Abstract
3831
The transcription factor, Nuclear Factor-kappaB (NF-κB) and its signaling pathways play critical role in cancer development, progression and therapy. Aberrant or constitutive NF-κB activation mediates inhibition of apoptosis by increasing the expression of survival factors leading to chemotherapeutic resistance. Recently, NF-κB has turned out to be an interesting therapeutic target and have become a focal point for intense drug discovery and development efforts. In this study we investigated the role of NF-κB in betulinic acid (BetA)-induced apoptosis in human prostate cancer. BetA is a pentacyclic triterpene found in many plant species, among others in the bark of white birch Betula alba. BetA has been reported to display a wide range of in vitro cytotoxic activities against various tumor cell lines and in vivo anti-tumor activities in human tumor xenografts that may have potential for prevention and therapy of prostate cancer. Treatment of human prostate cancer cells, viz. LNCaP, DU145 and PC-3 at 5-80 μM concentration of BetA for 24 h caused cell growth inhibition and apoptosis in these cell lines. Immunoblot analysis revealed that BetA suppresses NF-κB activation involved accumulation of NF-κB/p65 in cytoplasm and concomitant decrease of NF-κB/p65 in nuclear fractions in dose and time dependent manner in all three cell lines. BetA decreased IKKalpha expression and inhibited the phophorylation of IκBalpha at serine 32/36 and degradation of IκBalpha.

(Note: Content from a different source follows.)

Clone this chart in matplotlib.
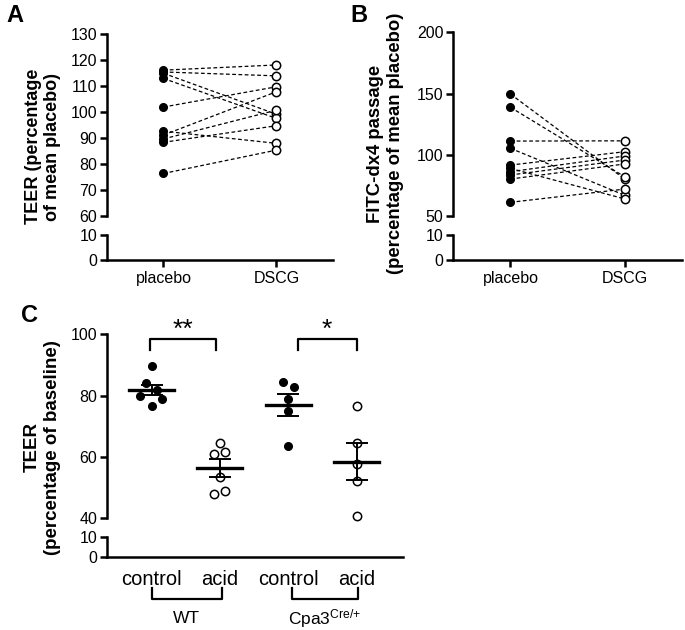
import numpy as np
import matplotlib
matplotlib.use('Agg')
import matplotlib.pyplot as plt

plt.rcParams['font.family'] = ['Liberation Sans', 'DejaVu Sans']

# panel A: TEER, paired placebo / DSCG
a_placebo = [116.2, 115.5, 115.0, 113.0, 102.0, 92.7, 91.2, 89.7, 88.4, 76.4]
a_dscg = [118.2, 114.0, 99.2, 97.6, 109.8, 88.0, 107.9, 100.8, 94.8, 85.4]

# panel B: FITC-dx4 passage, paired placebo / DSCG
b_placebo = [149.6, 138.8, 111.2, 105.3, 91.6, 88.9, 86.2, 83.5, 80.2, 61.2]
b_dscg = [80.2, 82.1, 111.4, 67.0, 102.5, 64.0, 99.0, 95.7, 92.5, 72.0]

pair_labels = ['placebo', 'DSCG']

# panel C: TEER per group
c_groups = ['control', 'acid', 'control', 'acid']
c_wt_ctrl = [89.7, 84.0, 81.8, 79.9, 78.8, 76.6]
c_wt_acid = [64.7, 61.6, 61.0, 53.6, 48.9, 47.9]
c_cpa_ctrl = [84.6, 82.7, 78.8, 75.0, 63.7]
c_cpa_acid = [76.6, 64.7, 57.7, 52.0, 40.8]
c_means = [81.8, 56.3, 77.0, 58.4]
c_sems = [1.7, 2.9, 3.65, 6.0]
# small horizontal scatter of points, as in the figure
c_jit = [[0, -0.09, 0.08, -0.17, 0.155, 0],
         [0, 0.08, -0.08, 0, 0.08, -0.08],
         [-0.08, 0.08, 0, 0, 0],
         [0, 0, 0, 0, 0]]

LW = 1.8
TICK = 11.5


def broken(fig, top_rect, bot_rect, ylim, yticks, xlim):
    axt = fig.add_axes(top_rect)
    axb = fig.add_axes(bot_rect)
    for ax in (axt, axb):
        ax.set_xlim(*xlim)
        ax.patch.set_alpha(0)
        for s in ['top', 'right']:
            ax.spines[s].set_visible(False)
        ax.spines['left'].set_linewidth(LW)
        ax.spines['bottom'].set_linewidth(LW)
        ax.tick_params(axis='y', width=LW, length=5, pad=2, labelsize=TICK)
    axt.spines['bottom'].set_visible(False)
    axt.set_xticks([])
    axt.set_ylim(*ylim)
    axt.set_yticks(yticks)
    axb.set_ylim(0, 10)
    axb.set_yticks([0, 10])
    return axt, axb


fig = plt.figure(figsize=(6.85, 6.3), dpi=100)

# ---- A
axt, axb = broken(fig, [0.1562, 0.6571, 0.3299, 0.2884], [0.1562, 0.5873, 0.3299, 0.0397],
                  (60, 130), range(60, 131, 10), (0.5, 2.5))
for p, d in zip(a_placebo, a_dscg):
    axt.plot([1, 2], [p, d], 'k--', lw=0.9, dashes=(3, 2))
axt.plot([1] * len(a_placebo), a_placebo, 'o', color='k', ms=5.5, clip_on=False)
axt.plot([2] * len(a_dscg), a_dscg, 'o', mfc='white', mec='k', mew=1.1, ms=6, clip_on=False)
axb.set_xticks([1, 2])
axb.set_xticklabels(pair_labels, fontsize=TICK)
axb.tick_params(axis='x', width=LW, length=5, pad=3)
fig.text(0.063, 0.767, 'TEER (percentage\nof mean placebo)', rotation=90, fontsize=13,
         fontweight='bold', ha='center', va='center', multialignment='center')
fig.text(0.010, 0.994, 'A', fontsize=17, fontweight='bold', va='top')

# ---- B
axt, axb = broken(fig, [0.6618, 0.6571, 0.3334, 0.2916], [0.6618, 0.5873, 0.3334, 0.0397],
                  (50, 200), [50, 100, 150, 200], (0.5, 2.5))
for p, d in zip(b_placebo, b_dscg):
    axt.plot([1, 2], [p, d], 'k--', lw=0.9, dashes=(3, 2))
axt.plot([1] * len(b_placebo), b_placebo, 'o', color='k', ms=5.5, clip_on=False)
axt.plot([2] * len(b_dscg), b_dscg, 'o', mfc='white', mec='k', mew=1.1, ms=6, clip_on=False)
axb.set_xticks([1, 2])
axb.set_xticklabels(pair_labels, fontsize=TICK)
axb.tick_params(axis='x', width=LW, length=5, pad=3)
fig.text(0.563, 0.772, 'FITC-dx4 passage\n(percentage of mean placebo)', rotation=90, fontsize=13.3,
         fontweight='bold', ha='center', va='center', multialignment='center')
fig.text(0.512, 0.994, 'B', fontsize=17, fontweight='bold', va='top')

# ---- C
axt, axb = broken(fig, [0.1562, 0.1773, 0.4321, 0.2921], [0.1562, 0.1154, 0.4321, 0.0317],
                  (40, 100), [40, 60, 80, 100], (0.346, 4.68))
c_vals = [c_wt_ctrl, c_wt_acid, c_cpa_ctrl, c_cpa_acid]
for i, (vals, jit) in enumerate(zip(c_vals, c_jit)):
    xs = np.array(jit) + i + 1
    if i % 2 == 0:
        axt.plot(xs, vals, 'o', color='k', ms=5.5, clip_on=False, zorder=3)
    else:
        axt.plot(xs, vals, 'o', mfc='white', mec='k', mew=1.1, ms=6, clip_on=False, zorder=3)
    m, s = c_means[i], c_sems[i]
    axt.plot([i + 1 - 0.33, i + 1 + 0.33], [m, m], color='k', lw=2.4, zorder=4)
    axt.errorbar(i + 1, m, yerr=s, color='k', lw=1.4, capsize=8, capthick=1.4, zorder=4)

# significance brackets
for x0, x1, lab in [(0.97, 1.94, '**'), (3.14, 4.0, '*')]:
    axt.plot([x0, x0, x1, x1], [94.9, 98.4, 98.4, 94.9], color='k', lw=1.6, clip_on=False)
    axt.text((x0 + x1) / 2, 101.5, lab, fontsize=19, ha='center', va='center')

axb.set_xticks([1, 2, 3, 4])
axb.set_xticklabels(c_groups, fontsize=14.5)
axb.tick_params(axis='x', length=0, pad=9)
tr = axb.get_xaxis_transform()
for x0, x1, lab in [(1.0, 2.03, 'WT'), (3.05, 4.02, '$\\mathregular{Cpa3^{Cre/{+}}}$')]:
    axb.plot([x0, x0, x1, x1], [-1.55, -2.09, -2.09, -1.55], color='k', lw=1.6,
             transform=tr, clip_on=False)
    axb.text((x0 + x1) / 2, -3.05, lab, fontsize=12.5, ha='center', va='center', transform=tr)
fig.text(0.062, 0.29, 'TEER\n(percentage of baseline)', rotation=90, fontsize=13.5,
         fontweight='bold', ha='center', va='center', multialignment='center')
fig.text(0.031, 0.518, 'C', fontsize=17, fontweight='bold', va='top')

fig.savefig('out.png', dpi=100)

Importantly, electrophoretic mobility shift assay demonstrated BetA-mediated inhibition of NF-κB DNA binding activity. Furthermore, BetA-induced apoptosis was detected by an increase in caspase activity in these cells which triggered a series of effects associated with apoptosis involving cleavage of poly(ADP-ribose) polymerase, shift in Bax:Bcl-2 rheostat, upregulation of p21/WAF1 in favor of apoptosis, but with no effect on p53, suggesting activation of apoptotic response, different from that induced by conventional chemotherapeutic agents. Taken together, our results provide the evidence that BetA induces cell growth inhibition and apoptosis through inhibition of constitutive activation of NF-κB indicating its potential for further development in prevention and therapy of prostate cancer.
99th AACR Annual Meeting-- Apr 12-16, 2008; San Diego, CA